> What to do: Leave the pictures out and retype the lines from the beginning through the line with "const PANEL_LABELS = ['A', 'B', 'C'];", both ends included.

> Data block:
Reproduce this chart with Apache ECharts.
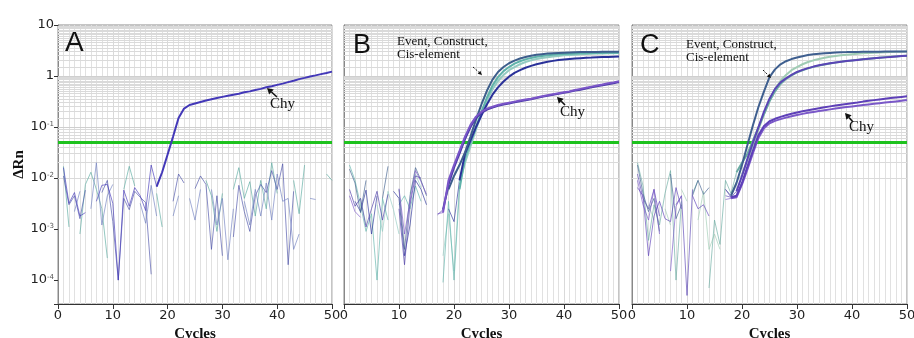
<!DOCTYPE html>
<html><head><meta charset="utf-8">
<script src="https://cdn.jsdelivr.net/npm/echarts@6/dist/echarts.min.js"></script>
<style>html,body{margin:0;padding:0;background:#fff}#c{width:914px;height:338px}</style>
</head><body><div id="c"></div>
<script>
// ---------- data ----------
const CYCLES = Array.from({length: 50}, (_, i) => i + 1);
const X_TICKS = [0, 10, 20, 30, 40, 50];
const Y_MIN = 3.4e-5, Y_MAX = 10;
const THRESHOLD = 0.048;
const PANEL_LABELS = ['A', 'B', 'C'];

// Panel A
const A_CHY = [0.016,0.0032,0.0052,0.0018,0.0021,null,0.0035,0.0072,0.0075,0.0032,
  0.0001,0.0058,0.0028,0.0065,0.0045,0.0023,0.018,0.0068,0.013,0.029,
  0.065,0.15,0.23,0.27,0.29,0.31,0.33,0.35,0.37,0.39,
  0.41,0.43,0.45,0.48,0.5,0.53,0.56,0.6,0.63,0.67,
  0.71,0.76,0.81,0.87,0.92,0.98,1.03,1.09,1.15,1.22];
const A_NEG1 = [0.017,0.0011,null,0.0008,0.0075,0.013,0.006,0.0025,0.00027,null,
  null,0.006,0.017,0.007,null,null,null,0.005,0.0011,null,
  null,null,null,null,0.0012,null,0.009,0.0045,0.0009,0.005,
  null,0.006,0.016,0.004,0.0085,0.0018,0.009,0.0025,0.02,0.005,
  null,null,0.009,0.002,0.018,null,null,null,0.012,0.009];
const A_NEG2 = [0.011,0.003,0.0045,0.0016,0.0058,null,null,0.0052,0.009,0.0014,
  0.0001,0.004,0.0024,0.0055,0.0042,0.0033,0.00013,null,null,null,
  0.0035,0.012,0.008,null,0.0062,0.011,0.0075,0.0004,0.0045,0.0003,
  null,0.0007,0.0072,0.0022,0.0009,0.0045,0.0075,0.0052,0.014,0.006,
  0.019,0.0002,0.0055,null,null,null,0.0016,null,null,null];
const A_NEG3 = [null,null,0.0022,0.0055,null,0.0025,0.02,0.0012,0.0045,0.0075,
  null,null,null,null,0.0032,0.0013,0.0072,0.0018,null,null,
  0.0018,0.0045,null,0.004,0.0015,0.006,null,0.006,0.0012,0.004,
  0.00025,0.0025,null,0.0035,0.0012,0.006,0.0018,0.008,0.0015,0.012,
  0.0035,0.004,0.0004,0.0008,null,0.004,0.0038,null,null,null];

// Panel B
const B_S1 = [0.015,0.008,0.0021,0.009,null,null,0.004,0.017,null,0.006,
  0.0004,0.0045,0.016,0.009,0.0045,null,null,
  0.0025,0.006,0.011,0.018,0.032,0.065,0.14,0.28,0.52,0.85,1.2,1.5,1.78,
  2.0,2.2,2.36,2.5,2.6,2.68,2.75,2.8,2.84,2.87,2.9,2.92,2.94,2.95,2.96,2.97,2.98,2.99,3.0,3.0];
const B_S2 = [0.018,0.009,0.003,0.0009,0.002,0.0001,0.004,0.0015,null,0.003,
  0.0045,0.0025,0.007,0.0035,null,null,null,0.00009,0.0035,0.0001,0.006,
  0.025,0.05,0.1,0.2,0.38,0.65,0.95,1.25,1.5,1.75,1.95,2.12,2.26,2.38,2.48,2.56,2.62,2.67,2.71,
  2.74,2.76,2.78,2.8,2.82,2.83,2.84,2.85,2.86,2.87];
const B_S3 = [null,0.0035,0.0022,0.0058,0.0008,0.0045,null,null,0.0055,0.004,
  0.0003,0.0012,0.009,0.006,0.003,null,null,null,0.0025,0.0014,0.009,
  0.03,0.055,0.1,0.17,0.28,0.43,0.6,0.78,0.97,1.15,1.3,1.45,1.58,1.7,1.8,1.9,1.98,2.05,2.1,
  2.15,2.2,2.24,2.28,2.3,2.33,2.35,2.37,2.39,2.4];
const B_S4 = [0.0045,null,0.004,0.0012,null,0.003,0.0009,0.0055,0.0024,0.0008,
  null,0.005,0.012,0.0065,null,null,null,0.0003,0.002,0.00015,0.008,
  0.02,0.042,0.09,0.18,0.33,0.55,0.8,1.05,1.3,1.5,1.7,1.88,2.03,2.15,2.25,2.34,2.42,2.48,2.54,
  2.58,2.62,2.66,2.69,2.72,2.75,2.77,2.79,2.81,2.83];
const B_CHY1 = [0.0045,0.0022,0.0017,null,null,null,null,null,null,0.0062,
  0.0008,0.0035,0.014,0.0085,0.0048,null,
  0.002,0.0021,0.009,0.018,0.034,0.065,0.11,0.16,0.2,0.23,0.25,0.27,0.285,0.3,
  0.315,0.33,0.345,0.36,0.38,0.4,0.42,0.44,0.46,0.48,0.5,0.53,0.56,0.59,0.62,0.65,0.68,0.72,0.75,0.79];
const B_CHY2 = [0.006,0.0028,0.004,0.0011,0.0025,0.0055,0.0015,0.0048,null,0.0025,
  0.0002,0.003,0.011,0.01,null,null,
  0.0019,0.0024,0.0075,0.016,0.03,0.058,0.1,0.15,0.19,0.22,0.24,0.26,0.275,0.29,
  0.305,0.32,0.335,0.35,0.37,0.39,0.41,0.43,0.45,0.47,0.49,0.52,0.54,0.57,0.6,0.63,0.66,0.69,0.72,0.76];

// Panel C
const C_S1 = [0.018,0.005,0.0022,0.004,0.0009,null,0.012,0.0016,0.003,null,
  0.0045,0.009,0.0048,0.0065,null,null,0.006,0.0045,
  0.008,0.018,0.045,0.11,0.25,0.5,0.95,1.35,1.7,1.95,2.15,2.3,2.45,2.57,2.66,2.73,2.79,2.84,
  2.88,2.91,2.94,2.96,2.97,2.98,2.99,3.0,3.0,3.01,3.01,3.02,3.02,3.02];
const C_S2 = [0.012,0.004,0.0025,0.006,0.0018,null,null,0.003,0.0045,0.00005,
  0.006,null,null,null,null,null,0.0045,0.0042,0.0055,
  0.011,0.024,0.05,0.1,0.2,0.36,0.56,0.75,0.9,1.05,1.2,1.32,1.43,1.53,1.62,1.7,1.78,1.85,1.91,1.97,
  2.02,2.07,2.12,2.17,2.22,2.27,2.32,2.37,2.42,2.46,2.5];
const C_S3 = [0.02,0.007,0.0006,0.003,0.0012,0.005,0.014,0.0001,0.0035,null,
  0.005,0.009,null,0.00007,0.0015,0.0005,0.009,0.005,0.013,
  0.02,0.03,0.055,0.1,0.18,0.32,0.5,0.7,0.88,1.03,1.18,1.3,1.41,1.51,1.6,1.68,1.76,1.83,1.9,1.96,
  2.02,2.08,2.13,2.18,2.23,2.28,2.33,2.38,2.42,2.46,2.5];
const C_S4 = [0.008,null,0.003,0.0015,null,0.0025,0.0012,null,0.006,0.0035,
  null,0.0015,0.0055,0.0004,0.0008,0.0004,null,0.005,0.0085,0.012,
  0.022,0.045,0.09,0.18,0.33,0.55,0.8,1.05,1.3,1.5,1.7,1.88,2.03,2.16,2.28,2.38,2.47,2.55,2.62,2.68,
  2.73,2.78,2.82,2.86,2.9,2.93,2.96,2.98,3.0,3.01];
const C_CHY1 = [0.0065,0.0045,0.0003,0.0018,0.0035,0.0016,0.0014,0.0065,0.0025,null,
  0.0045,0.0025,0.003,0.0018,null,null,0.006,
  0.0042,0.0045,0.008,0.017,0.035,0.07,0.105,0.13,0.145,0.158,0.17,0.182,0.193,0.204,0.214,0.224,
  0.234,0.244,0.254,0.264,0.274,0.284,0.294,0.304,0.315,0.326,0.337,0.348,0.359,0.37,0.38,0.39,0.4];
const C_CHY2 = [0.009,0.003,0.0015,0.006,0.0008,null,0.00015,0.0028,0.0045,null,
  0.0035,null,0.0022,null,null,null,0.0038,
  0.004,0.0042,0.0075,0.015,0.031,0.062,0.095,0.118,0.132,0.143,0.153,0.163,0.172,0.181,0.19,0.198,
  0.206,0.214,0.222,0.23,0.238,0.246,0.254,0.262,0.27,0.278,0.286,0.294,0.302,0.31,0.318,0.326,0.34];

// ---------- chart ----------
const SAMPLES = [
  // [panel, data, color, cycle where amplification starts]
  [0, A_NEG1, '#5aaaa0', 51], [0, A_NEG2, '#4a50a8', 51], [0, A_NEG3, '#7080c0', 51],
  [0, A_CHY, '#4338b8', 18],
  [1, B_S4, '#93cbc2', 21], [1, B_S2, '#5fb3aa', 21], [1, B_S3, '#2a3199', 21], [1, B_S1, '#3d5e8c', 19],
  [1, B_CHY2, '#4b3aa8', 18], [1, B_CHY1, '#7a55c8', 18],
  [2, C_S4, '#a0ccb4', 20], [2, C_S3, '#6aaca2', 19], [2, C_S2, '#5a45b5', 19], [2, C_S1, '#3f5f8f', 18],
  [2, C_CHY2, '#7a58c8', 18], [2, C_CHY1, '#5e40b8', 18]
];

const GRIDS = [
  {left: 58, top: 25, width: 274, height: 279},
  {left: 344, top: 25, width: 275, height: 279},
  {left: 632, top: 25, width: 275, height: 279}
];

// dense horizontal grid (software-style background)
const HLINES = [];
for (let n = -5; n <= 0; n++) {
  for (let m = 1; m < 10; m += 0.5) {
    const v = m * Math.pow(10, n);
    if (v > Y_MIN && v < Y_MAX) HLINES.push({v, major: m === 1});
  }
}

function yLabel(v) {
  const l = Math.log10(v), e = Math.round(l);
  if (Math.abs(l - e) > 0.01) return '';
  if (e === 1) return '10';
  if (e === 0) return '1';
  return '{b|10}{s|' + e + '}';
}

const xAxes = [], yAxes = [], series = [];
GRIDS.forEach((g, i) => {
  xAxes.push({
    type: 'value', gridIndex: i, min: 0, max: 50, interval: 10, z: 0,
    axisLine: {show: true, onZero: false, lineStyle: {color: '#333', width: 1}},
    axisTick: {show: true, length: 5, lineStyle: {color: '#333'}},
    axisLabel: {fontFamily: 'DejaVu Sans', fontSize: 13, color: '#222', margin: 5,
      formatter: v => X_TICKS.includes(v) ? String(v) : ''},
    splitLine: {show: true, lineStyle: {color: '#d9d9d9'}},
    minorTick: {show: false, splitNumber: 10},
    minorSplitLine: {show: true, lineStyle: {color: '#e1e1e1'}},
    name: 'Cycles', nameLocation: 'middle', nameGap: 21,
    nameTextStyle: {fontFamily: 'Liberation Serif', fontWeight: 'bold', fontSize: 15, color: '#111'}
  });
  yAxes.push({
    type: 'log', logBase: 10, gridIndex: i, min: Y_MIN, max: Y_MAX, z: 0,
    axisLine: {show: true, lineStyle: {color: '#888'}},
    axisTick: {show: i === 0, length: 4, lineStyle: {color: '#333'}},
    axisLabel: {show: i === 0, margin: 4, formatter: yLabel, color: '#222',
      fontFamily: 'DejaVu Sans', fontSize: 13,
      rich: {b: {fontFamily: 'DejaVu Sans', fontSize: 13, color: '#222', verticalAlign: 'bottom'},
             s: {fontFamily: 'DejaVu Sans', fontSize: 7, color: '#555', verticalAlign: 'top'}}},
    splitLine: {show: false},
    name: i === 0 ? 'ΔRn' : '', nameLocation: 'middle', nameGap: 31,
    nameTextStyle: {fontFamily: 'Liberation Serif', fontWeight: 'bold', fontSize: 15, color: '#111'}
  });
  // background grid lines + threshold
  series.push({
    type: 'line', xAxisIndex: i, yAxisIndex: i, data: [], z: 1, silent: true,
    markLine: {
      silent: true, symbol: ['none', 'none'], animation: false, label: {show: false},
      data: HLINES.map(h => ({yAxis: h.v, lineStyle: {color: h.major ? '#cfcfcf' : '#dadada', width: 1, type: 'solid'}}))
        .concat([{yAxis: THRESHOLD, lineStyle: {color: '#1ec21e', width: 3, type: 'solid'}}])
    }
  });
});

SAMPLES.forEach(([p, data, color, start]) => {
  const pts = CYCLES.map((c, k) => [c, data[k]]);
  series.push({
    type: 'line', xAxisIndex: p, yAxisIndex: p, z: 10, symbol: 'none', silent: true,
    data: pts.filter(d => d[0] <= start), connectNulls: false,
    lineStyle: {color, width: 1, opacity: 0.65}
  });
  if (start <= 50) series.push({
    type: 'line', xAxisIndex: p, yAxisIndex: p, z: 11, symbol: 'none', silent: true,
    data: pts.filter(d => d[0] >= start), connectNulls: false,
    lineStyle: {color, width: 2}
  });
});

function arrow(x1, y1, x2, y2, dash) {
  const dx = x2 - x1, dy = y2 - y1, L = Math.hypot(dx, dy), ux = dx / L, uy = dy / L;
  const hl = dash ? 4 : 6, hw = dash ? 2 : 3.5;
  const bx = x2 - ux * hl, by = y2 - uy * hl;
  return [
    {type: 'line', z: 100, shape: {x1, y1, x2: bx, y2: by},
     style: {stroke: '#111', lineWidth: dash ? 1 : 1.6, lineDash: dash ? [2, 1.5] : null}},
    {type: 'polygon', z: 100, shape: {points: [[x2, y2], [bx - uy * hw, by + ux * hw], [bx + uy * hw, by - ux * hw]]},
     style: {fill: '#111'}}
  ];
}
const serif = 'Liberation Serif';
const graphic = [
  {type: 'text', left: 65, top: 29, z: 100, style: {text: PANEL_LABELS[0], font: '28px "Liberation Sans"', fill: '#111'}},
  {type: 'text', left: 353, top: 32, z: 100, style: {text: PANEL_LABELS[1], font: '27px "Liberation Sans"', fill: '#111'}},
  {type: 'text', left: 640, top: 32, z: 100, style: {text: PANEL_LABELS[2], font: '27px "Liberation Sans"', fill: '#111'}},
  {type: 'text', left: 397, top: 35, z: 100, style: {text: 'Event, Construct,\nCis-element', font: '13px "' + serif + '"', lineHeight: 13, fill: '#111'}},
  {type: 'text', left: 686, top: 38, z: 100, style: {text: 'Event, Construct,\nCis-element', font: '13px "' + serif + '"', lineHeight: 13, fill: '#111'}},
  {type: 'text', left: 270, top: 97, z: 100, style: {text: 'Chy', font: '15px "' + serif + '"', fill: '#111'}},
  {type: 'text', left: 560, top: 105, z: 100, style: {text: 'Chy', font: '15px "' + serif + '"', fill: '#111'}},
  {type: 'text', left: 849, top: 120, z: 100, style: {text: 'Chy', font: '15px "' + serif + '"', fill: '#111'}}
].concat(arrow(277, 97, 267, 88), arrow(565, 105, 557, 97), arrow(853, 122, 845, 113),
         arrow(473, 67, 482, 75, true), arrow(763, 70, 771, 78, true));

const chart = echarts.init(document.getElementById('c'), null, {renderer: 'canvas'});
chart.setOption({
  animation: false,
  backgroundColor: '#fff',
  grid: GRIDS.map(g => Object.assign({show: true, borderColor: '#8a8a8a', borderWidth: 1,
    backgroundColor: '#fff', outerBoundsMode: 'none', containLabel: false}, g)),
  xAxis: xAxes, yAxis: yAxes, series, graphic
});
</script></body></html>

> Task response:
Reproduce this chart with Apache ECharts.
<!DOCTYPE html>
<html><head><meta charset="utf-8">
<script src="https://cdn.jsdelivr.net/npm/echarts@6/dist/echarts.min.js"></script>
<style>html,body{margin:0;padding:0;background:#fff}#c{width:914px;height:338px}</style>
</head><body><div id="c"></div>
<script>
// ---------- data ----------
const CYCLES = Array.from({length: 50}, (_, i) => i + 1);
const X_TICKS = [0, 10, 20, 30, 40, 50];
const Y_MIN = 3.4e-5, Y_MAX = 10;
const THRESHOLD = 0.048;
const PANEL_LABELS = ['A', 'B', 'C'];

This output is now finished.